What should employees do if they believe they have been wrongfully terminated?

Employees who believe they have been wrongfully terminated should:
– Contact their employer’s human resources department or supervisor to discuss the termination and attempt to resolve the issue internally.
– File a complaint with the Equal Employment Opportunity Commission (EEOC) or the appropriate state agency if they believe they have been discriminated against.
– Consult with an employment attorney to discuss their legal options and rights.

What should employers do to avoid wrongful termination lawsuits?

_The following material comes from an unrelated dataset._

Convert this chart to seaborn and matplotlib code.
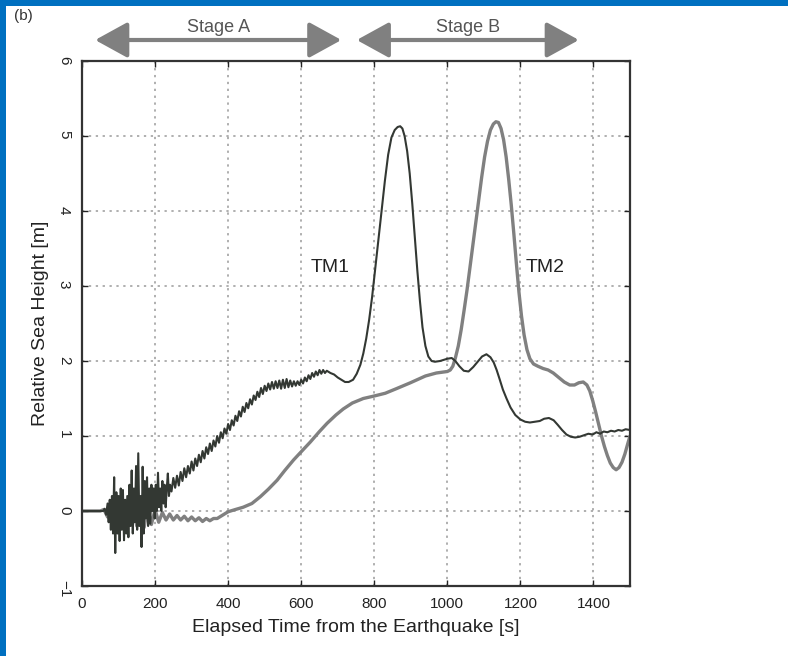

Employers can take several steps to avoid wrongful termination lawsuits, including:
– Establishing clear and well-communicated policies and procedures for hiring, firing, and disciplining employees.
– Providing employees with written employment contracts that outline the terms and conditions of employment.
– Conducting thorough investigations before terminating employees.
– Documenting all employee performance issues and disciplinary actions.
– Consulting with legal counsel when making termination decisions.

What are the advantages of at-will employment for employers?

Advantages of at-will employment for employers include:
– Flexibility in managing their workforce and making employment decisions.
– Reduced risk of long-term financial obligations to employees.
– Greater ability to adapt to changing business needs and economic conditions.

What are the advantages of at-will employment for employees?

Advantages of at-will employment for employees include:
– Freedom to leave a job at any time without facing legal consequences.
– Greater flexibility in pursuing career opportunities and personal goals.
– Ability to negotiate more favorable employment terms, such as higher wages or better benefits.